Section 4 – Powers and Duties. The Board of Directors shall possess such particular powers as are specifically given to it in these bylaws, including the power to interpret these bylaws, but the granting of such powers shall not be considered as implying a denial of the general power to act in circumstances not specifically covered. The Board of Directors shall have the authority to delegate any of these powers to committees or to individuals who are officers or otherwise represent the Southeastern VHF Society. Any action that the Board of Directors can take at a meeting may also be taken by consent minute as provided by Georgia state law.
Section 5 – Election of Corporate Officers. The Board of Directors, at their first meeting following the annual meeting election, shall elect the Corporate Officers from among the directors. The retiring officers shall be responsible for assuring the effective transfer of records and responsibilities to the incoming officers.
Article 4 – Corporate Officers
Section 1 – Officers. The Officers of the Southeastern VHF Society shall be President, Vice President, Secretary, and Treasurer.
Section 2 – Terms of Office. The term for Corporate Officers shall be one year.
Section 3 – Vacancies. A vacancy in any Corporate Office shall be temporarily filled by appointment by the President of the Corporation, until the next Board of Directors meeting, at which time the Directors shall fill the vacancy.
Section 4 – Duties of the Corporate Officers.
- The President of the Corporation shall preside at all meetings, enforcing the observance of documents executed on behalf of the Corporation.
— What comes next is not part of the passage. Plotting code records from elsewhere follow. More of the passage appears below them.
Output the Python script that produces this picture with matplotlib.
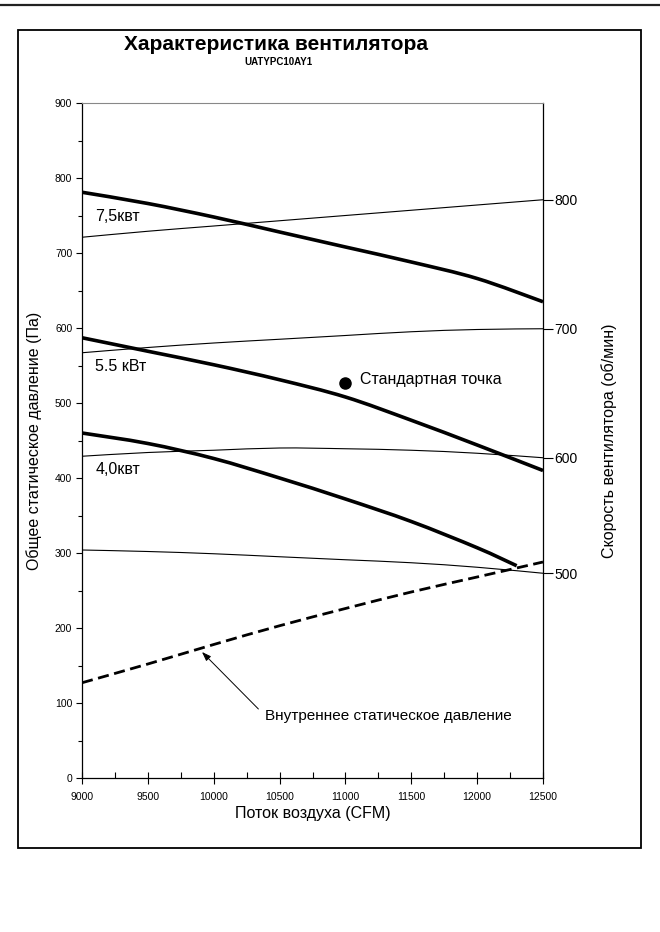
import matplotlib
matplotlib.use("Agg")
import matplotlib.pyplot as plt
from matplotlib.patches import Rectangle, PathPatch
from matplotlib.path import Path
from matplotlib.lines import Line2D
from matplotlib.ticker import MultipleLocator

plt.rcParams['font.family'] = ['Liberation Sans', 'DejaVu Sans']

# --- данные ---
cfm = [9000, 9500, 10000, 10500, 11000, 11500, 12000, 12500]

# мощностные кривые (Па)
p_75 = [781, 766, 748, 728, 708, 688, 666, 635]
p_55 = [587, 569, 551, 531, 508, 477, 444, 410]
cfm_40 = [9000, 9500, 10000, 10500, 11000, 11500, 12000, 12300]
p_40 = [460, 446, 426, 400, 372, 342, 307, 283]

# кривые оборотов (Па)
rpm_labels = ['800', '700', '600', '500']
p_800 = [721, 729, 736, 743, 750, 757, 764, 771]
p_700 = [567, 574, 580, 585, 590, 595, 598, 599]
p_600 = [429, 434, 437, 440, 439, 437, 433, 427]
p_500 = [304, 302, 299, 295, 291, 287, 281, 273]

# внутреннее статическое давление
p_int = [127, 152, 178, 203, 226, 248, 268, 288]

std_cfm, std_pa = 11000, 527

power_labels = ['7,5квт', '5.5 кВт', '4,0квт']
power_label_pa = [749, 549, 411]


def smooth_curve(ax, xs, ys, **kw):
    # сглаженная линия через точки (Catmull-Rom -> кубические Безье)
    pts = list(zip(xs, ys))
    verts = [pts[0]]
    codes = [Path.MOVETO]
    n = len(pts)
    for i in range(n - 1):
        p0 = pts[i - 1] if i > 0 else pts[i]
        p1, p2 = pts[i], pts[i + 1]
        p3 = pts[i + 2] if i + 2 < n else pts[i + 1]
        c1 = (p1[0] + (p2[0] - p0[0]) / 6, p1[1] + (p2[1] - p0[1]) / 6)
        c2 = (p2[0] - (p3[0] - p1[0]) / 6, p2[1] - (p3[1] - p1[1]) / 6)
        verts += [c1, c2, p2]
        codes += [Path.CURVE4] * 3
    ax.add_patch(PathPatch(Path(verts, codes), fill=False, **kw))


fig = plt.figure(figsize=(6.6, 9.32), dpi=100)

# рамка и верхняя линия
fig.add_artist(Line2D([0, 1], [1 - 5 / 932, 1 - 5 / 932], color='#222222', lw=1.6,
                      transform=fig.transFigure))
fig.add_artist(Rectangle((18 / 660, 1 - 848 / 932), 623 / 660, 818 / 932,
                         transform=fig.transFigure, fill=False, ec='black', lw=1.3))

ax = fig.add_axes([82 / 660, 1 - 778 / 932, 461 / 660, 675 / 932])

thick = dict(ec='black', lw=2.6, capstyle='butt')
thin = dict(ec='black', lw=0.8)

smooth_curve(ax, cfm, p_800, **thin)
smooth_curve(ax, cfm, p_700, **thin)
smooth_curve(ax, cfm, p_600, **thin)
smooth_curve(ax, cfm, p_500, **thin)

smooth_curve(ax, cfm, p_75, **thick)
smooth_curve(ax, cfm, p_55, **thick)
smooth_curve(ax, cfm_40, p_40, **thick)

smooth_curve(ax, cfm, p_int, ec='black', lw=2.0, ls=(0, (4, 2)))

ax.plot([std_cfm], [std_pa], 'o', color='black', ms=8)
ax.text(std_cfm + 110, std_pa + 4, 'Стандартная точка', fontsize=11.5, va='center', ha='left')

for lab, y in zip(power_labels, power_label_pa):
    ax.text(9100, y, lab, fontsize=11.5, va='center', ha='left')

ax.annotate('Внутреннее статическое давление', xy=(9911, 168), xytext=(10390, 83),
            fontsize=11, va='center', ha='left',
            arrowprops=dict(arrowstyle='-|>,head_length=0.5,head_width=0.18', color='black',
                            lw=0.7, relpos=(0, 0.5), shrinkA=4, shrinkB=0))

ax.set_xlim(9000, 12500)
ax.set_ylim(0, 900)
ax.xaxis.set_major_locator(MultipleLocator(500))
ax.xaxis.set_minor_locator(MultipleLocator(250))
ax.yaxis.set_major_locator(MultipleLocator(100))
ax.yaxis.set_minor_locator(MultipleLocator(50))
ax.tick_params(axis='x', which='major', direction='inout', length=8, width=0.8, labelsize=7.5, pad=6)
ax.tick_params(axis='x', which='minor', direction='in', length=4, width=0.8)
ax.tick_params(axis='y', which='major', direction='out', length=4, width=0.8, labelsize=7.5, pad=3)
ax.tick_params(axis='y', which='minor', direction='out', length=3, width=0.8)
ax.spines['top'].set_color('#888888')
ax.spines['top'].set_linewidth(0.8)
for s in ('left', 'bottom', 'right'):
    ax.spines[s].set_linewidth(0.9)

ax.set_xlabel('Поток воздуха (CFM)', fontsize=11.5, labelpad=3)
ax.set_ylabel('Общее статическое давление (Па)', fontsize=11.5, labelpad=9)

# правая шкала оборотов — метки на концах кривых
ax2 = ax.twinx()
ax2.set_ylim(ax.get_ylim())
ax2.set_yticks([p_800[-1], p_700[-1], p_600[-1], p_500[-1]])
ax2.set_yticklabels(rpm_labels)
ax2.tick_params(axis='y', direction='out', length=7, width=0.8, labelsize=10, pad=1)
ax2.set_ylabel('Скорость вентилятора (об/мин)', fontsize=11.5, labelpad=17)
for s in ax2.spines.values():
    s.set_visible(False)

fig.text(276 / 660, 1 - 45 / 932, 'Характеристика вентилятора', fontsize=15, fontweight='bold',
         ha='center', va='center', family=['Liberation Sans Narrow', 'Liberation Sans'])
fig.text(278 / 660, 1 - 62 / 932, 'UATYPC10AY1', fontsize=7, fontweight='bold',
         ha='center', va='center', family=['Liberation Sans Narrow', 'Liberation Sans'])

fig.savefig('out.png', dpi=100)
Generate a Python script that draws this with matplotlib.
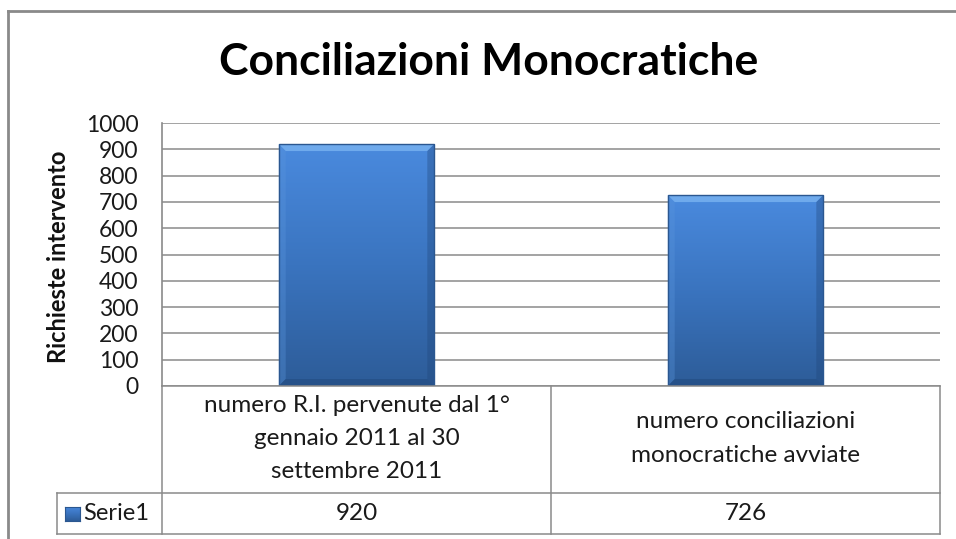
import matplotlib
matplotlib.use("Agg")
import matplotlib.pyplot as plt
import numpy as np
from matplotlib.transforms import blended_transform_factory
from matplotlib.colors import LinearSegmentedColormap
from matplotlib.lines import Line2D
from matplotlib.patches import Polygon

plt.rcParams['font.family'] = ['Lato', 'DejaVu Sans']

title = "Conciliazioni Monocratiche"
ylabel = "Richieste intervento"
categories = ["numero R.I. pervenute dal 1°\ngennaio 2011 al 30\nsettembre 2011",
              "numero conciliazioni\nmonocratiche avviate"]
series_name = "Serie1"
values = [920, 726]
yticks = list(range(0, 1001, 100))

W, H = 956, 539
fig = plt.figure(figsize=(W / 100, H / 100), dpi=100)
fig.patch.set_facecolor('white')

def fx(px):
    return px / W

def fy(py):
    return 1 - py / H

L, R, T, B = 162, 940, 123, 386
ax = fig.add_axes([fx(L), fy(B), fx(R) - fx(L), fy(T) - fy(B)])
ax.set_xlim(-0.5, len(values) - 0.5)
ax.set_ylim(0, 1000)
ax.set_yticks(yticks)
ax.set_yticklabels([str(t) for t in yticks], fontsize=16.5, color='#1a1a1a')
ax.tick_params(axis='y', length=0, pad=17)
ax.set_xticks([])
for s in ['top', 'right', 'bottom']:
    ax.spines[s].set_visible(False)
ax.spines['left'].set_color('#8a8a8a')
ax.spines['left'].set_linewidth(1.2)
ax.yaxis.grid(True, color='#8a8a8a', linewidth=1.1)
ax.set_axisbelow(True)
fig.text(fx(59), fy((T + B) / 2 + 2), ylabel, rotation=90, ha='center', va='center',
         fontsize=17, fontweight='bold', color='#111111')

cmap = LinearSegmentedColormap.from_list('bar', ['#2d5c98', '#3a74bf', '#4a8ade'])
grad = np.linspace(0, 1, 256).reshape(-1, 1)
xpos = np.arange(len(values))
bars = ax.bar(xpos, values, width=0.40, color='none', edgecolor='#2b5790', linewidth=1.0, zorder=3)
bx = 7 * (len(values)) / (R - L)   # bevel width in data x units (~7px)
by = 7 * 1000 / (B - T)            # bevel height in data y units (~7px)
for b in bars:
    x0, w, h = b.get_x(), b.get_width(), b.get_height()
    im = ax.imshow(grad, extent=[x0, x0 + w, 0, h], origin='lower', cmap=cmap,
                   aspect='auto', zorder=2)
    im.set_clip_path(b)
    x1 = x0 + w
    # top bevel (light)
    ax.add_patch(Polygon([(x0, h), (x1, h), (x1 - bx, h - by), (x0 + bx, h - by)],
                         closed=True, facecolor='#7db6f2', edgecolor='none', alpha=0.75, zorder=2.5))
    # left bevel
    ax.add_patch(Polygon([(x0, 0), (x0, h), (x0 + bx, h - by), (x0 + bx, by)],
                         closed=True, facecolor='#5a95dc', edgecolor='none', alpha=0.35, zorder=2.5))
    # right bevel (dark)
    ax.add_patch(Polygon([(x1, 0), (x1, h), (x1 - bx, h - by), (x1 - bx, by)],
                         closed=True, facecolor='#1f4578', edgecolor='none', alpha=0.35, zorder=2.5))
    # bottom bevel (dark)
    ax.add_patch(Polygon([(x0, 0), (x1, 0), (x1 - bx, by), (x0 + bx, by)],
                         closed=True, facecolor='#1f4578', edgecolor='none', alpha=0.45, zorder=2.5))
ax.set_xlim(-0.5, len(values) - 0.5)
ax.set_ylim(0, 1000)

# Title
fig.text(fx(489), fy(62), title, ha='center', va='center',
         fontsize=32, fontweight='bold', color='#000000')

# Outer border
gcol = '#8a8a8a'
fig.add_artist(Line2D([fx(8), fx(8)], [fy(11), fy(539)], color=gcol, lw=2))
fig.add_artist(Line2D([fx(8), 1], [fy(11), fy(11)], color=gcol, lw=2))

# Data table
lc = '#8a8a8a'
row1_top, row1_bot, row2_bot = 386, 493, 534
tleft = 57
fig.add_artist(Line2D([fx(L), fx(R)], [fy(row1_top), fy(row1_top)], color=lc, lw=1.1))
fig.add_artist(Line2D([fx(tleft), fx(R)], [fy(row1_bot), fy(row1_bot)], color=lc, lw=1.1))
fig.add_artist(Line2D([fx(tleft), fx(R)], [fy(row2_bot), fy(row2_bot)], color=lc, lw=1.1))
fig.add_artist(Line2D([fx(tleft), fx(tleft)], [fy(row1_bot), fy(row2_bot)], color=lc, lw=1.1))
tr = blended_transform_factory(ax.transData, fig.transFigure)
edges = np.arange(len(values) + 1) - 0.5
for e in edges:
    fig.add_artist(Line2D([e, e], [fy(row1_top), fy(row2_bot)], color=lc, lw=1.1, transform=tr))
for i, (c, v) in enumerate(zip(categories, values)):
    ax.text(i, fy((row1_top + row1_bot) / 2 - 1), c, transform=tr, ha='center', va='center',
            fontsize=17.5, color='#1a1a1a', linespacing=1.72, clip_on=False)
    ax.text(i, fy((row1_bot + row2_bot) / 2), str(v), transform=tr, ha='center', va='center',
            fontsize=17.5, color='#1a1a1a', clip_on=False)
# legend key + series name
kx0, kx1, ky0, ky1 = 65, 80, 507, 521
kax = fig.add_axes([fx(kx0), fy(ky1), fx(kx1) - fx(kx0), fy(ky0) - fy(ky1)])
kax.imshow(grad, origin='lower', cmap=cmap, aspect='auto', extent=[0, 1, 0, 1])
kax.set_xticks([]); kax.set_yticks([])
for s in kax.spines.values():
    s.set_color('#2b5790'); s.set_linewidth(0.8)
fig.text(fx(83), fy((row1_bot + row2_bot) / 2), series_name, ha='left', va='center',
         fontsize=17, color='#1a1a1a')

fig.savefig('out.png', dpi=100, facecolor='white')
He shall sign all such documents executed on behalf of the Corporation. He shall exercise all customary duties pertaining to the office of President, and may appoint committees.
- The Vice President of the Corporation shall assist the President in the exercise of his duties, and shall assume the duties of the President in his absence. He shall have signature authority on all Society bank accounts.
- The Secretary of the Corporation shall keep the minutes of all meetings and shall submit them to the Corporate Officers prior to the following meeting. He shall see that a roll of the members are kept, and be responsible for obtaining a list of all attendees at Southeastern VHF Society functions. He shall have signature authority on all Society bank accounts.
- The Treasurer of the Corporation shall handle all moneys paid to the Southeastern VHF Society, keeping an accurate accounting of all receipts and disbursements. He shall sign all checks, and provide an itemized report to the Board of Directors. He shall also maintain a list of all members in good standing. He shall be the primary signature authority on all Society bank accounts.
Article 5 – Meetings
Section 1 – Meetings. Meetings shall be held at a time and place designated by the Board of Directors or the President of the Corporation.
Section 2 – Quorum and Order of Business
- At the annual meeting of the membership, a quorum shall be declared to be those members present.
- All matters submitted to a vote shall require a simple majority of those members present.
- All business of the Corporation shall be conducted in accordance with Robert’s Rules of Order.
Article 6 – Amendments of the Bylaws
Section 1 – Amendments to the bylaws of the corporation shall require a two-thirds (2/3) vote of the Directors of the Corporation. Notification of an amendment that has received such approval shall be communicated to the membership. The amendment shall take effect immediately upon such communication.
Article 7 – Conflicts
Section 1. In any conflicts between these Bylaws and the Articles of Incorporation of the Southeastern VHF Society, the Articles of Incorporation shall be controlling.